Opposition members of the House of Commons ethics committee will be pushing this week to bring renewed attention to the SNC-Lavalin affair, with the hope of hearing from the two Liberal MPs who quit cabinet over the government’s handling of the issue.
Members of the standing committee on access to information, privacy and ethics are meeting on Tuesday to discuss requests from the Conservatives and NDP to study the SNC-Lavalin controversy, which sparked the cabinet resignations of Jody Wilson-Raybould and Jane Philpott — and left Prime Minister Justin Trudeau facing tough questions.
“The ethics committee is a natural second point for this because we deal with issues of lobbying,” said Timmins-James Bay MP Charlie Angus, a vice-chair of the ethics committee.
The Conservatives are planning to present a motion at Tuesday’s meeting that would:
- Ask the prime minister to waive all constraints preventing former attorney general and justice minister Wilson-Raybould from speaking about her experience on the SNC-Lavalin file.
- Invite Wilson-Raybould and Philpott to testify before April 5.
- Allow the committee to table its findings in Parliament.
Wilson-Raybould appeared before the justice committee last month to answer questions about a Globe and Mail report that alleged she was pressed by senior people in the prime minister’s office to allow the Quebec engineering firm SNC-Lavalin to enter into a remediation agreement to avoid criminal prosecution on fraud and bribery charges.
Philpott has not testified before committee, but her comments to Maclean’s drew a strong response from some in the Liberal caucus. Humber River—Black Creek MP Judy Sgro told Chris Hall, host of CBC Radio’s The House, “it’s either put up or shut up,” in an interview that aired on Saturday.

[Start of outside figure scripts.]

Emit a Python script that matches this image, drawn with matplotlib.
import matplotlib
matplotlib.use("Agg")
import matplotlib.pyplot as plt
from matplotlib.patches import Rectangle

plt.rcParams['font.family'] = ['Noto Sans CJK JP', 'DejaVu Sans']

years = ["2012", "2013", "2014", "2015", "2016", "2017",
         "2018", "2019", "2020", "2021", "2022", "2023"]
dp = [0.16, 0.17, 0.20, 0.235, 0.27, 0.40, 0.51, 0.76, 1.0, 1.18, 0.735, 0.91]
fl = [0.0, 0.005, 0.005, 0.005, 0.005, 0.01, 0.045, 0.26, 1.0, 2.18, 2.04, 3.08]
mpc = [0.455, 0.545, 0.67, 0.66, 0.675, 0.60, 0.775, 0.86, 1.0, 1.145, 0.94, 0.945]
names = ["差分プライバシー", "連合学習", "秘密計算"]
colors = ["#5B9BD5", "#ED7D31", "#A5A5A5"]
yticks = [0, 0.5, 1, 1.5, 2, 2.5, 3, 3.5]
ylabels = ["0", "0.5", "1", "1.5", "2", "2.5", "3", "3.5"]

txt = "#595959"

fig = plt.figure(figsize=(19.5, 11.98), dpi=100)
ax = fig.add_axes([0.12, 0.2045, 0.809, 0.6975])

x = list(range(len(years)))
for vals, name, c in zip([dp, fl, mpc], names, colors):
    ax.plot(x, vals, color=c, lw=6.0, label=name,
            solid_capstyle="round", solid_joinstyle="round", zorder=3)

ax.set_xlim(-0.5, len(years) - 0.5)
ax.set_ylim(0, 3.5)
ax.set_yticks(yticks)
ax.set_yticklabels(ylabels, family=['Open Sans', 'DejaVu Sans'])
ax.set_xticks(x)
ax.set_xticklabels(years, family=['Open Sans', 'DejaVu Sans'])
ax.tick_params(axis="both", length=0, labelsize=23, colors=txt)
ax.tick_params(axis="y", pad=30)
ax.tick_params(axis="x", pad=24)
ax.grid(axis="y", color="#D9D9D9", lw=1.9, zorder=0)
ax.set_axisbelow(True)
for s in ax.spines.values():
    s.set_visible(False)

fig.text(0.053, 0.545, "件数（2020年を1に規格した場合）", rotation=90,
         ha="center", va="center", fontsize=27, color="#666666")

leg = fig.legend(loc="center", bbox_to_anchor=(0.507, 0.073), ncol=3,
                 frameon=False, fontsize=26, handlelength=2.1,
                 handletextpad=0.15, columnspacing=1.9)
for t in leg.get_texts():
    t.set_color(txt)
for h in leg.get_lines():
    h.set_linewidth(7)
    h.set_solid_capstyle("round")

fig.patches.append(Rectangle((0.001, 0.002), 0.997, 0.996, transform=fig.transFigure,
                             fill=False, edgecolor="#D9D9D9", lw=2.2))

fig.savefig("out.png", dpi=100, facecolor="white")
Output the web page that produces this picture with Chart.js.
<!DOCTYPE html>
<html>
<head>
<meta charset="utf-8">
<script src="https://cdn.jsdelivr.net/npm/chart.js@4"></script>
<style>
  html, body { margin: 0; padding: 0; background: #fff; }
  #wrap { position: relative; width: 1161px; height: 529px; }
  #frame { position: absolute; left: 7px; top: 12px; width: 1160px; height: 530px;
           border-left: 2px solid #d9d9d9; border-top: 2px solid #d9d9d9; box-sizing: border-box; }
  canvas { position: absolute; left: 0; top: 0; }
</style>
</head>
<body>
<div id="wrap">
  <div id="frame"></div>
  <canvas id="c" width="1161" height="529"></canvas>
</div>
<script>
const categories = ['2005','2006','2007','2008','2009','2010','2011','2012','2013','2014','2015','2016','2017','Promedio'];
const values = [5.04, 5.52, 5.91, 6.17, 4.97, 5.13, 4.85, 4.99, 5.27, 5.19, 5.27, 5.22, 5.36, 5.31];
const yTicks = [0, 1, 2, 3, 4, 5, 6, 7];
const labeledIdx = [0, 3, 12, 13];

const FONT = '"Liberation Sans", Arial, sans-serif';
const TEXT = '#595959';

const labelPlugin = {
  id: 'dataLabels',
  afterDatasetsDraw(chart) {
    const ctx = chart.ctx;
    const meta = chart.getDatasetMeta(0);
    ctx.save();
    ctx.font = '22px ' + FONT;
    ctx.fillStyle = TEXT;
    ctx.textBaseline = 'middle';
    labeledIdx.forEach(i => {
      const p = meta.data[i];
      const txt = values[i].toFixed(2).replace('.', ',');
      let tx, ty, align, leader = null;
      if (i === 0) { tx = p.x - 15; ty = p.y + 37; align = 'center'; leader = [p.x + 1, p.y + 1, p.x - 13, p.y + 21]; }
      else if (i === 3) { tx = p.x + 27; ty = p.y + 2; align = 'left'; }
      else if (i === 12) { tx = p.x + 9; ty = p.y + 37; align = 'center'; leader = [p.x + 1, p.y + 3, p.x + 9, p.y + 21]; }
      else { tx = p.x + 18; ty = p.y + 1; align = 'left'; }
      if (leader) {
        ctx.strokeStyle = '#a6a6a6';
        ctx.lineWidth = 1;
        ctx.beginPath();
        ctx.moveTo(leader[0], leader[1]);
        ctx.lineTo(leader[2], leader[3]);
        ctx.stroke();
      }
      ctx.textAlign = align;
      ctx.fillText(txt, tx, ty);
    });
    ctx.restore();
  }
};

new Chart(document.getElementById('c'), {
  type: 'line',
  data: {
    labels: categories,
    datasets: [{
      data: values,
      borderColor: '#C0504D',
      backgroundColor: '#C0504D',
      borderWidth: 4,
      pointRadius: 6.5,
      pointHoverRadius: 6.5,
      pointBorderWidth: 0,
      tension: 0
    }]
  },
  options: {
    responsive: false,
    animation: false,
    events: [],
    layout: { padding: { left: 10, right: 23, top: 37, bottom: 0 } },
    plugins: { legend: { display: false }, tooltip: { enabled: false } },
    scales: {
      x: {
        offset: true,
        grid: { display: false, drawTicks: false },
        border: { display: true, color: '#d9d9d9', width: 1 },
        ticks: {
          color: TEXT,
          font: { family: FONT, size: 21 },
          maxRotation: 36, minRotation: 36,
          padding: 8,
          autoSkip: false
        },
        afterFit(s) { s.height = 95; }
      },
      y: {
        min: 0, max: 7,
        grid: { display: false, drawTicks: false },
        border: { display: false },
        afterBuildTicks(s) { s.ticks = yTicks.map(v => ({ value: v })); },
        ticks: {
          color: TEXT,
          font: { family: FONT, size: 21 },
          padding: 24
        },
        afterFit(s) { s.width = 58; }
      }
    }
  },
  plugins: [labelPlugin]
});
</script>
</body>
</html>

“You can’t tell people to put up or shut up when you’re not letting them speak,” said Angus in response to Sgro’s remark.
In addition to a possible Commons ethics committee inquiry, the conflict of interest and ethics commissioner is investigating the SNC-Lavalin case.
The government maintains nothing improper happened — but opposition MPs say the full story has not yet been revealed and they want to hear from both the former ministers.
Last week, the Liberals used their majority on the Commons justice committee to end an inquiry into the matter. The Liberals have a majority on the Commons ethics committee — but Angus said that doesn’t worry him.
The NDP MP shares the role of vice-chair of the ethics committee with Liberal MP Nathaniel Erskine-Smith.
In late February, as more questions emerged about the SNC-Lavalin story, Erskine-Smith sided with an opposition motion Angus presented that called for a public inquiry and for the prime minister to waive solicitor-client privilege for the former attorney general.
Erskine-Smith didn’t respond to CBC’s request on Sunday for an interview, but Angus said he would be “very surprised” if the Toronto MP didn’t support a motion for their committee to investigate the government’s handling of the SNC-Lavalin case.
“I’m hoping the Liberal members of the ethics committee will stand up on principle, as their colleagues on the justice committee obviously didn’t,” said Peter Kent, Conservative ethics critic and Thornhill MP.
“The biggest question is to hear what she [Wilson-Raybould] has to say between the moment she was officially removed from the attorney general post up until the moment that she resigned completely from cabinet.”
Cabinet confidence questions
As things stand now, even if they are invited to testify before committee, the former cabinet ministers face restrictions around what they can say. The prime minister hasn’t waived solicitor-client privilege and cabinet confidence beyond Wilson-Raybould’s time as attorney general.
An increasing number of Liberal MPs have said Wilson-Raybould and Philpott could share their stories by rising in the House and using parliamentary privilege, but University of Ottawa law professor Errol Mendes said the former cabinet ministers may feel bound by the oath to the privy council.
“It’s basically swearing to the Queen and to God that as privy councillors they will keep secret everything that has been treated or debated in their capacity as privy councillors, i.e. members of the cabinet,” Mendes said.
“I think there is an indication that they have a higher obligation to observe that even if they are allowed to present whatever they want within the confines of parliamentary privilege.”
It’s a question of legal constraints versus moral ethical constraints, according to Mendes, which the committee and the former cabinet ministers will have to navigate.
But there’s something else Mendes wants the Commons ethics committee to review: the application of deferred prosecution agreements, a newly created legal tool. There are ethical questions to explore there as well, the legal expert said.
Whether anything at all relating to the SNC-Lavalin affair will be scrutinized at the ethics committee could be decided this week.